During the second quarter, Tesla said operating costs and research and development spending rose, while average selling prices for the Model S lineup, which starts at US$70,000 before federal and state electric vehicle tax breaks, fell 1 percent as the mix of sales shifted to less expensive models and a strong dollar hit revenue generated overseas. The Model S comes in several different versions, ranging in price up to US$106,000 or more, depending on options.
Tesla has signaled capital spending will drop next year because the company won't be spending on a major vehicle launch. In 2017, Tesla plans to launch its Model 3 line, which it said will start at about US$35,000 and push total sales toward the goal of 500,000 vehicles a year by 2020.
Barclays analyst Brian Johnson disagreed with Tesla's estimates, and said he expects its capital spending to go up in 2016 and 2017 as it ramps up its battery factory and Model 3 development.
"Their small scale means the cash generation is not as great as they might have hoped for," he said.
Musk said last week that Tesla expects to have US$1 billion in cash over the next year, and told analysts "there may be some value" in raising capital "as a risk reduction measure."
Tesla's stock is still about 70 percent higher than it was two years ago, and 8 percent ahead of its level on January 1. With a market capitalization of US$31 billion, Tesla is worth more than Fiat Chrysler Automobiles NV.
"A capital raise, given the way they're burning cash today, given the fact that they have future investment needs, seems very likely at some point," said UBS Securities analyst Colin Langan, who has a sell rating on the stock.
Musk has steered Tesla out of tight corners before. In September 2012, the company faced a cash crunch, but raised money by selling shares and renegotiating the terms of a federal loan. The Model S started production in mid-2012.
Tesla has made moves to expand sales volume, and lure people to pay more for its vehicles. In addition to adding a lower priced version of the Model S, Tesla last month said it would offer performance upgrades for its Model S 85 and 85D for US$5,000 and launched the Model S 90D and P90D high performance cars at a US$10,000 price premium.

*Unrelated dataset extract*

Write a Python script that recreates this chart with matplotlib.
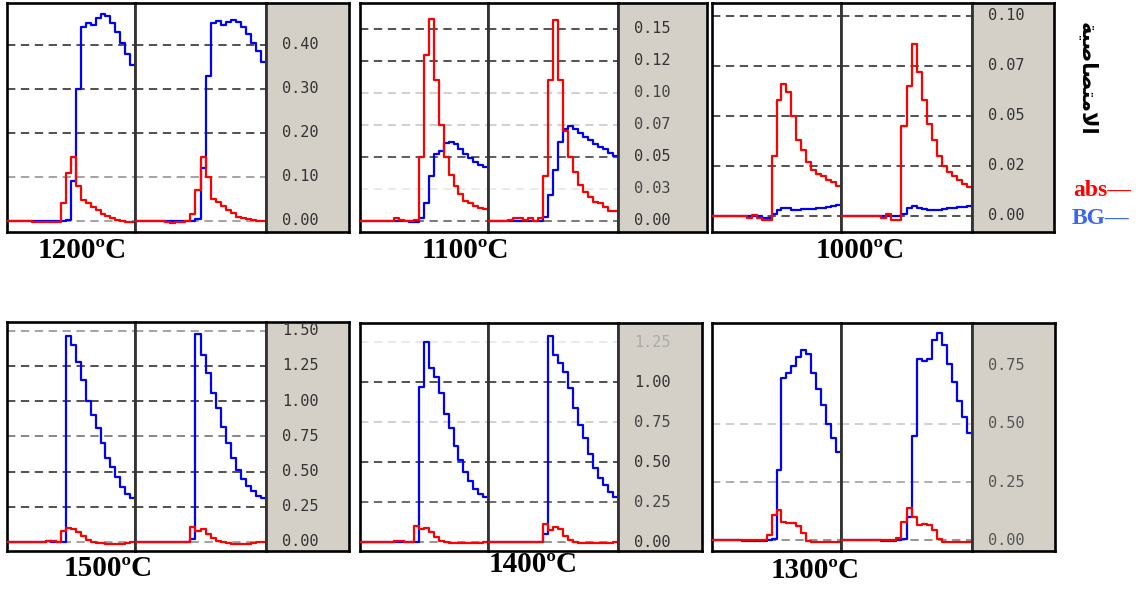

Tesla reports its finances in a different way from the Detroit carmakers. Using the generally accepted accounting principles, or GAAP, used by GM or Ford, its operating losses per vehicle have steadily widened to US$14,758 from US$3,794 in the second quarter of last year.
Tesla points out in its statements to investors, however, that its GAAP accounting excludes certain revenue and profits from leased Model S sedans. In the second quarter, the deferred gross profits from Model S leases amounted to US$61.9 million, Tesla said. Analysts said they add back the deferred revenue to make Tesla's figures comparable to the reporting used by other carmakers.